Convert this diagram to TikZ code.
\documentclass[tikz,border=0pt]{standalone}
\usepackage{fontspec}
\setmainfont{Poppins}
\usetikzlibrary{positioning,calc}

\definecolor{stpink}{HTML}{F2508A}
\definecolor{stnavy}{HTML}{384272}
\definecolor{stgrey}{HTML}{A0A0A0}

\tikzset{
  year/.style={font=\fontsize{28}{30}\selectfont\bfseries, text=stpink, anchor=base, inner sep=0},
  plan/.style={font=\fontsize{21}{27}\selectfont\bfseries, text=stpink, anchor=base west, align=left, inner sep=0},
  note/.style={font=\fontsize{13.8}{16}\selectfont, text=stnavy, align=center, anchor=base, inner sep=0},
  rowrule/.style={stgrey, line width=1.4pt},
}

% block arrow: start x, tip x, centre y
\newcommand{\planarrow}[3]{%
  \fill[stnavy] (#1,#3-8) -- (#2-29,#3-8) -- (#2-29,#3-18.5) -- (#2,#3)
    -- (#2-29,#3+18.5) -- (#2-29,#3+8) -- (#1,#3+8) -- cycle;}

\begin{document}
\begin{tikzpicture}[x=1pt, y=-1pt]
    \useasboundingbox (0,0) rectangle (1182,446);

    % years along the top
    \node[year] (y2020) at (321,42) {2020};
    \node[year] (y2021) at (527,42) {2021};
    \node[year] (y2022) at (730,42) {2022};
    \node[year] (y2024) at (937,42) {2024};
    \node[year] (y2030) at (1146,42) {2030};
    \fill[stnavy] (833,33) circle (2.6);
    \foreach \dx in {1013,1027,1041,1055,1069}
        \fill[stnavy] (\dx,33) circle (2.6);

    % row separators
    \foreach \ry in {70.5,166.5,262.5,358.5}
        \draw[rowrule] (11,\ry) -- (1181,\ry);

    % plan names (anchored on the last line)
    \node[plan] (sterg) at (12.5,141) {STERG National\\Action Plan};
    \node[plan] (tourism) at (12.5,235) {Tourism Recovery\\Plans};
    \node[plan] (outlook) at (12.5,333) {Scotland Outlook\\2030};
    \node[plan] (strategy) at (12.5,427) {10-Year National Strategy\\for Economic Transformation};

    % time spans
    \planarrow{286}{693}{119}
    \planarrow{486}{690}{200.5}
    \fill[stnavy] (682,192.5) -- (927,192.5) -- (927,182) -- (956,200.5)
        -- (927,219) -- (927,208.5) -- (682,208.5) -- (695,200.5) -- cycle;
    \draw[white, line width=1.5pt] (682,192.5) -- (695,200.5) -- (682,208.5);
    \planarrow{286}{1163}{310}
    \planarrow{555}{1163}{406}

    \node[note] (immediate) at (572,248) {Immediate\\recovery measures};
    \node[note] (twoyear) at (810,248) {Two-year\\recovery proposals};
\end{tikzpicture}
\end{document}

****

▶ **Goal**
Beginning at the first line above, repeat exactly until the line containing "(11,\ry) -- (1181,\ry);", which is included.

▶ **Answer to this task**
Convert this diagram to TikZ code.
\documentclass[tikz,border=0pt]{standalone}
\usepackage{fontspec}
\setmainfont{Poppins}
\usetikzlibrary{positioning,calc}

\definecolor{stpink}{HTML}{F2508A}
\definecolor{stnavy}{HTML}{384272}
\definecolor{stgrey}{HTML}{A0A0A0}

\tikzset{
  year/.style={font=\fontsize{28}{30}\selectfont\bfseries, text=stpink, anchor=base, inner sep=0},
  plan/.style={font=\fontsize{21}{27}\selectfont\bfseries, text=stpink, anchor=base west, align=left, inner sep=0},
  note/.style={font=\fontsize{13.8}{16}\selectfont, text=stnavy, align=center, anchor=base, inner sep=0},
  rowrule/.style={stgrey, line width=1.4pt},
}

% block arrow: start x, tip x, centre y
\newcommand{\planarrow}[3]{%
  \fill[stnavy] (#1,#3-8) -- (#2-29,#3-8) -- (#2-29,#3-18.5) -- (#2,#3)
    -- (#2-29,#3+18.5) -- (#2-29,#3+8) -- (#1,#3+8) -- cycle;}

\begin{document}
\begin{tikzpicture}[x=1pt, y=-1pt]
    \useasboundingbox (0,0) rectangle (1182,446);

    % years along the top
    \node[year] (y2020) at (321,42) {2020};
    \node[year] (y2021) at (527,42) {2021};
    \node[year] (y2022) at (730,42) {2022};
    \node[year] (y2024) at (937,42) {2024};
    \node[year] (y2030) at (1146,42) {2030};
    \fill[stnavy] (833,33) circle (2.6);
    \foreach \dx in {1013,1027,1041,1055,1069}
        \fill[stnavy] (\dx,33) circle (2.6);

    % row separators
    \foreach \ry in {70.5,166.5,262.5,358.5}
        \draw[rowrule] (11,\ry) -- (1181,\ry);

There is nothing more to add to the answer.